• Provided data:
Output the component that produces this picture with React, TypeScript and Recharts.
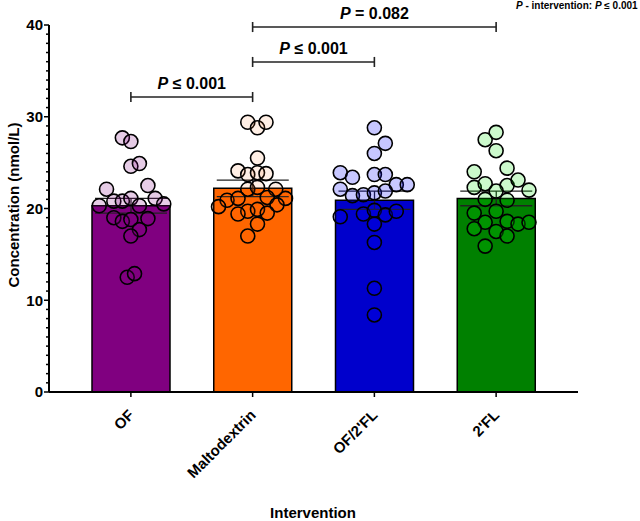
import {
  ComposedChart,
  Bar,
  Cell,
  ErrorBar,
  Scatter,
  XAxis,
  YAxis,
  ReferenceLine,
} from "recharts";

const categories = ["OF", "Maltodextrin", "OF/2'FL", "2'FL"];
const means = [20.3, 22.2, 20.9, 21.1];
const sems = [0.8, 0.9, 1.0, 0.8];
const barColors = ["#800080", "#FF6600", "#0000CC", "#008000"];
const dotColors = ["#800080", "#FF6600", "#0000FF", "#00E000"];
const dotOpacity = [0.2, 0.1, 0.22, 0.2];

// individual subjects, value + horizontal jitter (in category widths)
const ofValues = [27.7, 27.3, 24.6, 24.9, 22.1, 22.5, 20.8, 20.8, 21.1, 21.1, 20.5, 20.3, 20.3, 19.0, 18.6, 18.8, 18.9, 17.7, 17.0, 12.5, 12.9];
const ofJitter = [-0.07, 0, 0, 0.07, -0.2, 0.14, -0.14, -0.07, 0, 0.2, 0.27, -0.26, 0.07, -0.14, -0.07, 0, 0.14, 0.07, 0, -0.03, 0.03];

const maltoValues = [29.4, 28.8, 29.4, 25.5, 24.1, 23.7, 23.9, 23.8, 22.1, 22.3, 22.1, 20.9, 21.1, 20.2, 21.2, 21.1, 20.4, 19.7, 19.9, 19.4, 19.5, 18.3, 17.0];
const maltoJitter = [-0.04, 0.04, 0.11, 0.04, -0.12, -0.04, 0.04, 0.11, -0.04, 0.04, 0.19, -0.21, -0.12, -0.28, 0.12, 0.27, 0.2, -0.04, 0.04, -0.12, 0.12, 0.04, -0.04];

const of2flValues = [28.8, 27.1, 26.0, 23.9, 23.4, 23.7, 23.7, 22.6, 22.6, 22.1, 21.4, 21.5, 21.7, 21.9, 19.1, 19.4, 19.8, 19.3, 19.7, 18.3, 16.3, 11.3, 8.4];
const of2flJitter = [0, 0.09, 0, -0.28, -0.18, 0, 0.09, 0.18, 0.27, -0.28, -0.18, -0.09, 0, 0.09, -0.28, -0.09, 0, 0.09, 0.18, 0, 0, 0, 0];

const flValues = [27.5, 28.3, 26.3, 24.0, 24.4, 22.3, 22.7, 22.5, 23.1, 22.0, 21.9, 21.0, 20.9, 19.5, 19.7, 18.5, 18.6, 18.3, 18.5, 17.8, 17.5, 17.0, 15.9];
const flJitter = [-0.09, 0, 0, -0.18, 0.09, -0.18, -0.09, 0.09, 0.18, 0.27, 0, -0.09, 0.09, -0.18, 0, -0.09, 0.09, 0.18, 0.27, -0.18, 0, 0.09, -0.09];

const groupValues = [ofValues, maltoValues, of2flValues, flValues];
const groupJitter = [ofJitter, maltoJitter, of2flJitter, flJitter];

// pairwise comparisons shown as brackets
const compFrom = [0, 1, 1];
const compTo = [1, 2, 3];
const compText = ["≤ 0.001", "≤ 0.001", "= 0.082"];
const compLevel = [32.15, 35.97, 39.78];

const yTicks = Array.from({ length: 41 }, (_, i) => i);

const barData = categories.map((name, i) => ({
  name,
  mean: means[i],
  sem: sems[i],
}));

const FONT = '"Liberation Sans", Arial, sans-serif';

function YTick({ x, y, payload }: any) {
  const major = payload.value % 10 === 0;
  return (
    <g>
      <line x1={x - (major ? 5 : 3)} x2={x} y1={y} y2={y} stroke="#000" strokeWidth={1.5} />
      {major && (
        <text x={x - 6} y={y} dy="0.36em" textAnchor="end" fontSize={15} fontWeight="bold" fill="#000" fontFamily={FONT}>
          {payload.value}
        </text>
      )}
    </g>
  );
}

function XTick({ x, y, payload }: any) {
  const tx = x + 4;
  const ty = y + 19;
  return (
    <text
      x={tx}
      y={ty}
      transform={`rotate(-45 ${tx} ${ty})`}
      textAnchor="end"
      fontSize={15}
      fontWeight="bold"
      fill="#000"
      fontFamily={FONT}
    >
      {payload.value}
    </text>
  );
}

function Dot(color: string, opacity: number) {
  return (props: any) => (
    <circle
      cx={props.cx}
      cy={props.cy}
      r={7}
      fill={color}
      fillOpacity={opacity}
      stroke="#000"
      strokeWidth={1.6}
    />
  );
}

function bracketLabel(text: string) {
  return ({ viewBox }: any) => (
    <text
      x={viewBox.x + viewBox.width / 2}
      y={viewBox.y - 8}
      textAnchor="middle"
      fontSize={16}
      fontWeight="bold"
      fill="#000"
      fontFamily={FONT}
    >
      <tspan fontStyle="italic">P</tspan> {text}
    </text>
  );
}

export default function App() {
  const bracketStroke = { stroke: "#222", strokeWidth: 1.6 };
  return (
    <div style={{ position: "absolute", left: 0, top: 0, width: 640, height: 521, background: "#fff", fontFamily: FONT }}>
      <ComposedChart
        width={640}
        height={521}
        data={barData}
        margin={{ top: 25, right: 62, bottom: 0, left: 0 }}
      >
        <XAxis
          xAxisId="cat"
          dataKey="name"
          interval={0}
          height={129}
          padding={{ left: 21, right: 21 }}
          tickSize={5}
          tickMargin={0}
          tick={<XTick />}
          axisLine={{ stroke: "#000", strokeWidth: 2 }}
          tickLine={{ stroke: "#000", strokeWidth: 1.5 }}
          label={{
            content: () => (
              <text x={313} y={518} textAnchor="middle" fontSize={15} fontWeight="bold" fill="#000" fontFamily={FONT}>
                Intervention
              </text>
            ),
          }}
        />
        <XAxis
          xAxisId="num"
          dataKey="x"
          type="number"
          domain={[-0.5, 3.5]}
          allowDataOverflow
          padding={{ left: 21, right: 21 }}
          hide
        />
        <YAxis
          width={49}
          domain={[0, 40]}
          ticks={yTicks}
          interval={0}
          tickSize={0}
          tickMargin={0}
          tick={<YTick />}
          axisLine={{ stroke: "#000", strokeWidth: 2 }}
          label={{
            content: () => (
              <text
                x={13}
                y={205}
                transform="rotate(-90 13 205)"
                textAnchor="middle"
                dominantBaseline="central"
                fontSize={15}
                fontWeight="bold"
                fill="#000"
                fontFamily={FONT}
              >
                Concentration (nmol/L)
              </text>
            ),
          }}
        />
        <Bar xAxisId="cat" dataKey="mean" barSize={78} stroke="#000" strokeWidth={1.5} isAnimationActive={false}>
          {barData.map((_, i) => (
            <Cell key={i} fill={barColors[i]} />
          ))}
          <ErrorBar dataKey="sem" width={36} stroke="#222" strokeWidth={1.3} direction="y" />
        </Bar>
        {groupValues.map((vals, g) => (
          <Scatter
            key={g}
            xAxisId="num"
            data={vals.map((v, k) => ({ x: g + groupJitter[g][k], y: v }))}
            dataKey="y"
            shape={Dot(dotColors[g], dotOpacity[g])}
            isAnimationActive={false}
          />
        ))}
        {compFrom.map((from, c) => (
          <ReferenceLine
            key={`b${c}`}
            xAxisId="num"
            ifOverflow="visible"
            segment={[
              { x: from, y: compLevel[c] },
              { x: compTo[c], y: compLevel[c] },
            ]}
            {...bracketStroke}
            label={{ content: bracketLabel(compText[c]) }}
          />
        ))}
        {compFrom.map((from, c) =>
          [from, compTo[c]].map((end) => (
            <ReferenceLine
              key={`t${c}-${end}`}
              xAxisId="num"
              ifOverflow="visible"
              segment={[
                { x: end, y: compLevel[c] - 0.55 },
                { x: end, y: compLevel[c] + 0.55 },
              ]}
              {...bracketStroke}
            />
          ))
        )}
      </ComposedChart>
      <div
        style={{
          position: "absolute",
          left: 516,
          top: 0,
          fontSize: 10,
          fontWeight: "bold",
          whiteSpace: "nowrap",
          lineHeight: "12px",
        }}
      >
        <i>P</i> - intervention: <i>P</i> ≤ 0.001
      </div>
    </div>
  );
}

• Exercise requirements: Exactly as they appear, print the lines of the listing above from its first line through the line that contains "const dotOpacity = [0.2, 0.1, 0.22, 0.2];", minus the pictures.

• Written response:
Output the component that produces this picture with React, TypeScript and Recharts.
import {
  ComposedChart,
  Bar,
  Cell,
  ErrorBar,
  Scatter,
  XAxis,
  YAxis,
  ReferenceLine,
} from "recharts";

const categories = ["OF", "Maltodextrin", "OF/2'FL", "2'FL"];
const means = [20.3, 22.2, 20.9, 21.1];
const sems = [0.8, 0.9, 1.0, 0.8];
const barColors = ["#800080", "#FF6600", "#0000CC", "#008000"];
const dotColors = ["#800080", "#FF6600", "#0000FF", "#00E000"];
const dotOpacity = [0.2, 0.1, 0.22, 0.2];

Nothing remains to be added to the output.